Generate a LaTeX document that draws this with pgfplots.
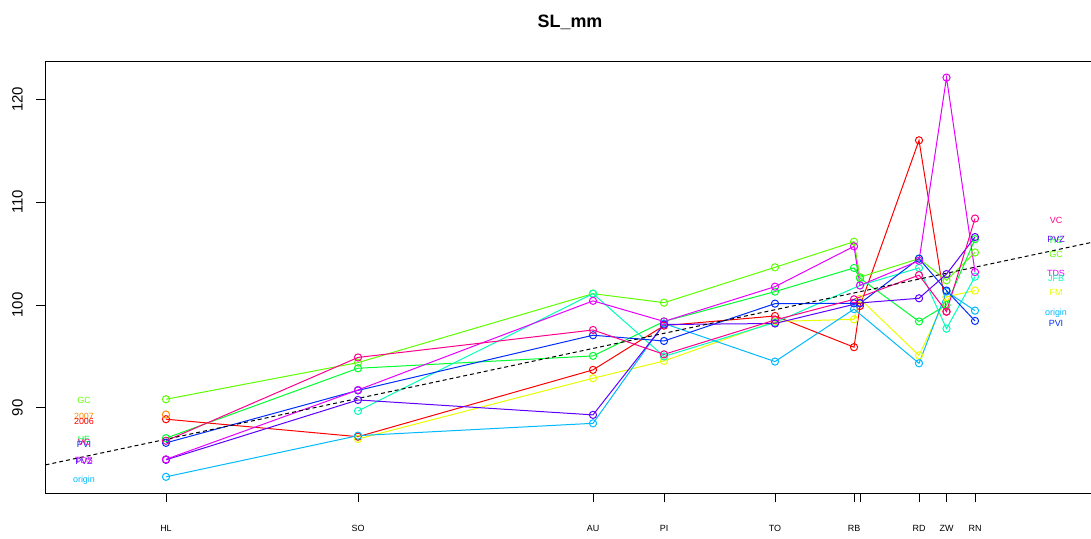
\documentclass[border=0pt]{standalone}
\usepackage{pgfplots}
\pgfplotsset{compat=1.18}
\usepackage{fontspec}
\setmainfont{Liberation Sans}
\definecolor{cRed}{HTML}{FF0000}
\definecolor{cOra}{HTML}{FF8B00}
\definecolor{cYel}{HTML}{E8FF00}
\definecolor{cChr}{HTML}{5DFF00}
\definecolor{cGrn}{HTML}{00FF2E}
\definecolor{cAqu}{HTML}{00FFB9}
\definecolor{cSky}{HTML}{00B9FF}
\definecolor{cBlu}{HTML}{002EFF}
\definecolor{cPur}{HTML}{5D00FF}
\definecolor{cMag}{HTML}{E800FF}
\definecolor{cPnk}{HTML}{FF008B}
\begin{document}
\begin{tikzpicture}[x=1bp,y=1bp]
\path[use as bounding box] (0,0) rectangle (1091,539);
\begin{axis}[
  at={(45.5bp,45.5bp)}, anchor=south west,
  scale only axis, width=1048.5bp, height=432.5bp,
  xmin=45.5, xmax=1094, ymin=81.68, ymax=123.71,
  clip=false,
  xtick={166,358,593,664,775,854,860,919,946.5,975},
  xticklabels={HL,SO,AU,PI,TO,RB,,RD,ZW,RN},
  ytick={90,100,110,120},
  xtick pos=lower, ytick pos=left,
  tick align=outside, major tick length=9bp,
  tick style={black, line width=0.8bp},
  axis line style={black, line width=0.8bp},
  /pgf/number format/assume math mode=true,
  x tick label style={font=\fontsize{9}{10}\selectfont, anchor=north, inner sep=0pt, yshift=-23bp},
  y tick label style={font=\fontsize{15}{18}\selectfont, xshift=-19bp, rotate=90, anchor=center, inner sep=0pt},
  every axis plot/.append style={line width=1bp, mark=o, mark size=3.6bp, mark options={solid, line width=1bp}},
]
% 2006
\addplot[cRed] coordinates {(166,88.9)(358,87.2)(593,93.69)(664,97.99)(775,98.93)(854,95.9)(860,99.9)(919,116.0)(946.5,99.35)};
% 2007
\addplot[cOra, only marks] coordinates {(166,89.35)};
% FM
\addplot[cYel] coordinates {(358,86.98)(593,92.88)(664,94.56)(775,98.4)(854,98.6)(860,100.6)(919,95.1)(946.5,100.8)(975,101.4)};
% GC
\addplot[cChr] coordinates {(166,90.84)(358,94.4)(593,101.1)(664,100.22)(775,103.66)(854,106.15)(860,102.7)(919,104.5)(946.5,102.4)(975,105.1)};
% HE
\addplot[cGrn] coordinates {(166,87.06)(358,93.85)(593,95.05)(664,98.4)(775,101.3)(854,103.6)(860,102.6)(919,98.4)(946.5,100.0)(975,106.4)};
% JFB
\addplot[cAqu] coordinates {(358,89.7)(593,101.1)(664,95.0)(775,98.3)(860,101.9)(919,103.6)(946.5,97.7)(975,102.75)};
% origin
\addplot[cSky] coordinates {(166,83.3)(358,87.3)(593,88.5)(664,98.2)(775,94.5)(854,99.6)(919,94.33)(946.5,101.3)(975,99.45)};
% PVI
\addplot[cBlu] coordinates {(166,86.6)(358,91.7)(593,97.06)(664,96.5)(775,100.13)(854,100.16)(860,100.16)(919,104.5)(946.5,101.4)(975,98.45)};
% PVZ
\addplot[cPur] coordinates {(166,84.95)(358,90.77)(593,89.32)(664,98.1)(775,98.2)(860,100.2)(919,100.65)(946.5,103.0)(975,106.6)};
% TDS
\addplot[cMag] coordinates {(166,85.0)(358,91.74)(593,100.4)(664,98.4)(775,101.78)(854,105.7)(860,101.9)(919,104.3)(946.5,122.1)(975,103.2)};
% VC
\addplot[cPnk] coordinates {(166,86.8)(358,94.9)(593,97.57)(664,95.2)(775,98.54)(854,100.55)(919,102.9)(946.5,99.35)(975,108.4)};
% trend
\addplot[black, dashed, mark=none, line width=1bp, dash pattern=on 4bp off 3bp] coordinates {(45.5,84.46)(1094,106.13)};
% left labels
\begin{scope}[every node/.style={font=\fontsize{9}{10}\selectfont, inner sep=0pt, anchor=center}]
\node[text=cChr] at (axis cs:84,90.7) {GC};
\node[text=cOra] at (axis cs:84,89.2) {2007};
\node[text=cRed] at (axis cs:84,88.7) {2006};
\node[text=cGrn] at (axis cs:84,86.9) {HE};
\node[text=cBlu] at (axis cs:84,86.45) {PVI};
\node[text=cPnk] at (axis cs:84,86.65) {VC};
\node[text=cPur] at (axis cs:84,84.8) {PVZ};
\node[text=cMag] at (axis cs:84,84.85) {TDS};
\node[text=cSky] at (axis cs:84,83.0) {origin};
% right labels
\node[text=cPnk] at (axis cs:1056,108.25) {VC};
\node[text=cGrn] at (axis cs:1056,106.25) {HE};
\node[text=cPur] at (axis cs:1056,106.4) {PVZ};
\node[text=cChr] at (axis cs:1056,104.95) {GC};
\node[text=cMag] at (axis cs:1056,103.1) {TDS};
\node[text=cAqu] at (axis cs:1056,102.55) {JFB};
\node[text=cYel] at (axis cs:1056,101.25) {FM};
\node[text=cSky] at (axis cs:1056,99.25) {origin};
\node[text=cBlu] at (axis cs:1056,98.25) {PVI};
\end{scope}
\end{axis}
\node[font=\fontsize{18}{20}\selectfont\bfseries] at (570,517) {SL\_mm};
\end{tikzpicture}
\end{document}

________________

▶ _TASK TO CARRY OUT_
Write out again every line above exactly as given; the pictures do not belong in the copy.

▶ _FINISHED ANSWER_
Generate a LaTeX document that draws this with pgfplots.
\documentclass[border=0pt]{standalone}
\usepackage{pgfplots}
\pgfplotsset{compat=1.18}
\usepackage{fontspec}
\setmainfont{Liberation Sans}
\definecolor{cRed}{HTML}{FF0000}
\definecolor{cOra}{HTML}{FF8B00}
\definecolor{cYel}{HTML}{E8FF00}
\definecolor{cChr}{HTML}{5DFF00}
\definecolor{cGrn}{HTML}{00FF2E}
\definecolor{cAqu}{HTML}{00FFB9}
\definecolor{cSky}{HTML}{00B9FF}
\definecolor{cBlu}{HTML}{002EFF}
\definecolor{cPur}{HTML}{5D00FF}
\definecolor{cMag}{HTML}{E800FF}
\definecolor{cPnk}{HTML}{FF008B}
\begin{document}
\begin{tikzpicture}[x=1bp,y=1bp]
\path[use as bounding box] (0,0) rectangle (1091,539);
\begin{axis}[
  at={(45.5bp,45.5bp)}, anchor=south west,
  scale only axis, width=1048.5bp, height=432.5bp,
  xmin=45.5, xmax=1094, ymin=81.68, ymax=123.71,
  clip=false,
  xtick={166,358,593,664,775,854,860,919,946.5,975},
  xticklabels={HL,SO,AU,PI,TO,RB,,RD,ZW,RN},
  ytick={90,100,110,120},
  xtick pos=lower, ytick pos=left,
  tick align=outside, major tick length=9bp,
  tick style={black, line width=0.8bp},
  axis line style={black, line width=0.8bp},
  /pgf/number format/assume math mode=true,
  x tick label style={font=\fontsize{9}{10}\selectfont, anchor=north, inner sep=0pt, yshift=-23bp},
  y tick label style={font=\fontsize{15}{18}\selectfont, xshift=-19bp, rotate=90, anchor=center, inner sep=0pt},
  every axis plot/.append style={line width=1bp, mark=o, mark size=3.6bp, mark options={solid, line width=1bp}},
]
% 2006
\addplot[cRed] coordinates {(166,88.9)(358,87.2)(593,93.69)(664,97.99)(775,98.93)(854,95.9)(860,99.9)(919,116.0)(946.5,99.35)};
% 2007
\addplot[cOra, only marks] coordinates {(166,89.35)};
% FM
\addplot[cYel] coordinates {(358,86.98)(593,92.88)(664,94.56)(775,98.4)(854,98.6)(860,100.6)(919,95.1)(946.5,100.8)(975,101.4)};
% GC
\addplot[cChr] coordinates {(166,90.84)(358,94.4)(593,101.1)(664,100.22)(775,103.66)(854,106.15)(860,102.7)(919,104.5)(946.5,102.4)(975,105.1)};
% HE
\addplot[cGrn] coordinates {(166,87.06)(358,93.85)(593,95.05)(664,98.4)(775,101.3)(854,103.6)(860,102.6)(919,98.4)(946.5,100.0)(975,106.4)};
% JFB
\addplot[cAqu] coordinates {(358,89.7)(593,101.1)(664,95.0)(775,98.3)(860,101.9)(919,103.6)(946.5,97.7)(975,102.75)};
% origin
\addplot[cSky] coordinates {(166,83.3)(358,87.3)(593,88.5)(664,98.2)(775,94.5)(854,99.6)(919,94.33)(946.5,101.3)(975,99.45)};
% PVI
\addplot[cBlu] coordinates {(166,86.6)(358,91.7)(593,97.06)(664,96.5)(775,100.13)(854,100.16)(860,100.16)(919,104.5)(946.5,101.4)(975,98.45)};
% PVZ
\addplot[cPur] coordinates {(166,84.95)(358,90.77)(593,89.32)(664,98.1)(775,98.2)(860,100.2)(919,100.65)(946.5,103.0)(975,106.6)};
% TDS
\addplot[cMag] coordinates {(166,85.0)(358,91.74)(593,100.4)(664,98.4)(775,101.78)(854,105.7)(860,101.9)(919,104.3)(946.5,122.1)(975,103.2)};
% VC
\addplot[cPnk] coordinates {(166,86.8)(358,94.9)(593,97.57)(664,95.2)(775,98.54)(854,100.55)(919,102.9)(946.5,99.35)(975,108.4)};
% trend
\addplot[black, dashed, mark=none, line width=1bp, dash pattern=on 4bp off 3bp] coordinates {(45.5,84.46)(1094,106.13)};
% left labels
\begin{scope}[every node/.style={font=\fontsize{9}{10}\selectfont, inner sep=0pt, anchor=center}]
\node[text=cChr] at (axis cs:84,90.7) {GC};
\node[text=cOra] at (axis cs:84,89.2) {2007};
\node[text=cRed] at (axis cs:84,88.7) {2006};
\node[text=cGrn] at (axis cs:84,86.9) {HE};
\node[text=cBlu] at (axis cs:84,86.45) {PVI};
\node[text=cPnk] at (axis cs:84,86.65) {VC};
\node[text=cPur] at (axis cs:84,84.8) {PVZ};
\node[text=cMag] at (axis cs:84,84.85) {TDS};
\node[text=cSky] at (axis cs:84,83.0) {origin};
% right labels
\node[text=cPnk] at (axis cs:1056,108.25) {VC};
\node[text=cGrn] at (axis cs:1056,106.25) {HE};
\node[text=cPur] at (axis cs:1056,106.4) {PVZ};
\node[text=cChr] at (axis cs:1056,104.95) {GC};
\node[text=cMag] at (axis cs:1056,103.1) {TDS};
\node[text=cAqu] at (axis cs:1056,102.55) {JFB};
\node[text=cYel] at (axis cs:1056,101.25) {FM};
\node[text=cSky] at (axis cs:1056,99.25) {origin};
\node[text=cBlu] at (axis cs:1056,98.25) {PVI};
\end{scope}
\end{axis}
\node[font=\fontsize{18}{20}\selectfont\bfseries] at (570,517) {SL\_mm};
\end{tikzpicture}
\end{document}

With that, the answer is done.